The first 12 images in my portfolio are from my two final fashion modules; the research module & my final major project. Whilst most of these images aren't fashion based, they reflect on my conceptual thinking & personal experiences of grief. The final 8 images in my portfolio are fashion based images in collaboration with Brighton BA (Hons) Fashion Design student Ciara Knight. We collaborated to create a series of images based around her graduate collection titled 'Cabinet of Curiosity'. All my photographic work is created using a medium format film camera.

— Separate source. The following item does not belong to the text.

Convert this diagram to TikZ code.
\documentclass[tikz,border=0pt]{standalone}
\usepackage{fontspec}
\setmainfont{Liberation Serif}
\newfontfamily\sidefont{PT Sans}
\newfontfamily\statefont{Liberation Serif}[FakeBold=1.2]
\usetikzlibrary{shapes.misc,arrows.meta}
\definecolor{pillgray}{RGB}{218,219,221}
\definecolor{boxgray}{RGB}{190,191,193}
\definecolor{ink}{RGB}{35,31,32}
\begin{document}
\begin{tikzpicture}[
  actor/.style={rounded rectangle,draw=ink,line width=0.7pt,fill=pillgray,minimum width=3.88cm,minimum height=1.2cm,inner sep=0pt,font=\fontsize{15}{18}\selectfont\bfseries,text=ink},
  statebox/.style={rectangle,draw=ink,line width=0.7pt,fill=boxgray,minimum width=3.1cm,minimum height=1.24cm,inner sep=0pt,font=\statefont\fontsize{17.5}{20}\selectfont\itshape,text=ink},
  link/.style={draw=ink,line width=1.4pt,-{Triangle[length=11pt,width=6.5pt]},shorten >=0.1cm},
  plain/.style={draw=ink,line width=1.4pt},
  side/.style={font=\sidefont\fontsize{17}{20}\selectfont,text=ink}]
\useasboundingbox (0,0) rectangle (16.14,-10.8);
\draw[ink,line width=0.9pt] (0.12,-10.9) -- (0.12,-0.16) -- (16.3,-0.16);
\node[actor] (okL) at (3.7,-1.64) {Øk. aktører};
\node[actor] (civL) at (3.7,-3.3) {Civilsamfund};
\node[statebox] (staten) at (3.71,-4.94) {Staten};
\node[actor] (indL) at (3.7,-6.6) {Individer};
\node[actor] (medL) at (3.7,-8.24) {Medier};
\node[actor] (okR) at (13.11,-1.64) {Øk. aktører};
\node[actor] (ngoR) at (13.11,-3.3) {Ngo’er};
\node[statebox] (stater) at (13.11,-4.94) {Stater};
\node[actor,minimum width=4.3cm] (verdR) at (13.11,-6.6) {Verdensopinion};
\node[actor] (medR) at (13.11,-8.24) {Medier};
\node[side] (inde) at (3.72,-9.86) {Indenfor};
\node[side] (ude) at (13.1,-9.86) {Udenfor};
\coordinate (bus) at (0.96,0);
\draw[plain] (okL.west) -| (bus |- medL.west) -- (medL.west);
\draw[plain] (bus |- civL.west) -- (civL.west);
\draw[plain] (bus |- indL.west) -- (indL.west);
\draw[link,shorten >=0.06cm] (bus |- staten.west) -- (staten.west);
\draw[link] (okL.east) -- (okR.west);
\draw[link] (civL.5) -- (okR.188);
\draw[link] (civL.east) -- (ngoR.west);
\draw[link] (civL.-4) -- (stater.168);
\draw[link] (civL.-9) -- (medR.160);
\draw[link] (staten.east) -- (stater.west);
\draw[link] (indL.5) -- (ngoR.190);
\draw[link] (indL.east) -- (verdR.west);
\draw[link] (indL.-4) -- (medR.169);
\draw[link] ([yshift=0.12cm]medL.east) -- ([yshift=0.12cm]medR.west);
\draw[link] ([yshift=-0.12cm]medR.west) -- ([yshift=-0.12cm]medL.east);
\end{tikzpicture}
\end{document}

My Final Major Project titled 'To Mum' is about my experience of grief and loss. Drawing upon reflections, emotions and complex feelings and thoughts towards loosing my mother aged 12, I've created a body of introspective work that aims to tackle the questions and emotional turmoil I have faced around my loss through a photographic means. I created a digital online archive as part of my final major project which I invite you to access through the following link - www.tomum.myportfolio.com
My research started around photographing objects, specifically ones that used to belong to my mother such as her scarf. I then tackled the concept of 'capturing the human spirit' through photography which lead me to creating cyanotypes from these outcomes, yet applying them to the idea of family photographs as physical objects. My final outcomes are a shadow box documenting these responses & objects. While my digital archive does this, it is a more personal & reflective space dedicated to my mother.

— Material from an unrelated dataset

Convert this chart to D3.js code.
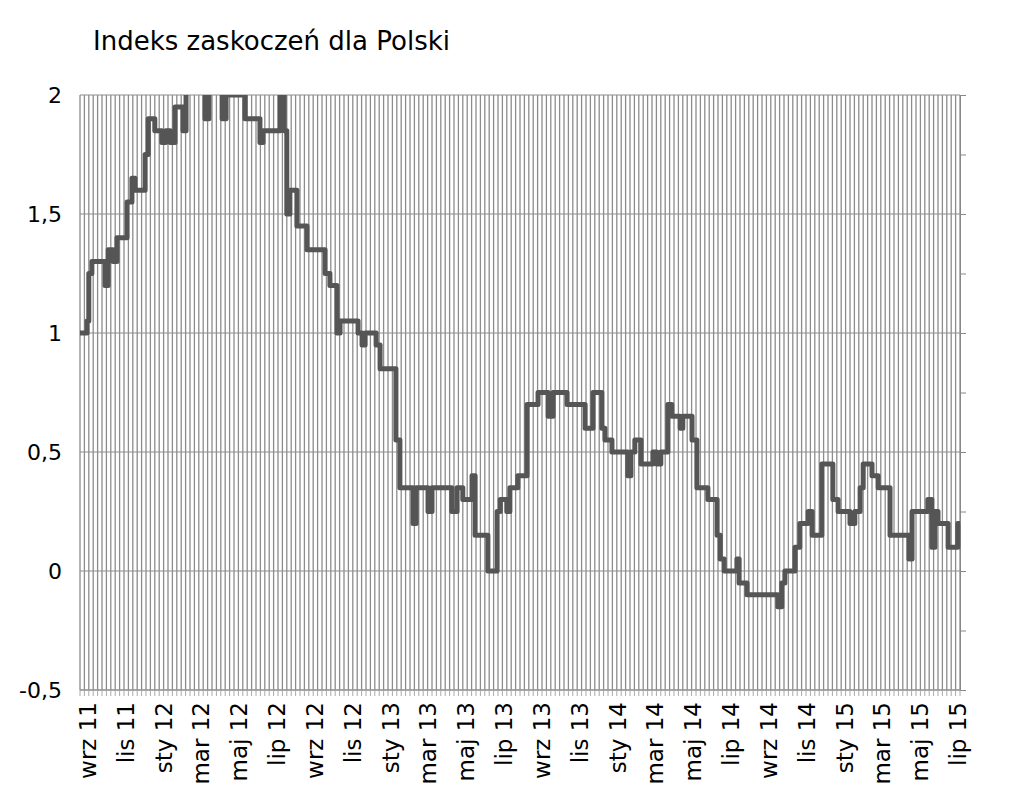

Throughout this project & the past 10 years since losing my mother, I have been plagued with the question of ‘why’ but as I reflect on my experience of loss & the work that has arisen from it, I think ‘why not me’?. 4 years ago at the start of my degree, if you had asked me if I would be at a place where I could make work about my grief I would’ve laughed at you, but now I laugh with you, for I am finally happy. This project hasn’t just been a means to an end of a degree but it’s been the beginning of finally accepting what has happened to me & helping me do so. It has made me realise that through my own work I can help others through their own experience of grief & loss. It has made me realise that beyond university I have goals & more importantly a purpose & a direction of where I wish to take my life. It’s been a real blessing to be able to share such a deeply personal & emotional part of me. I just wish my mother was here to see it.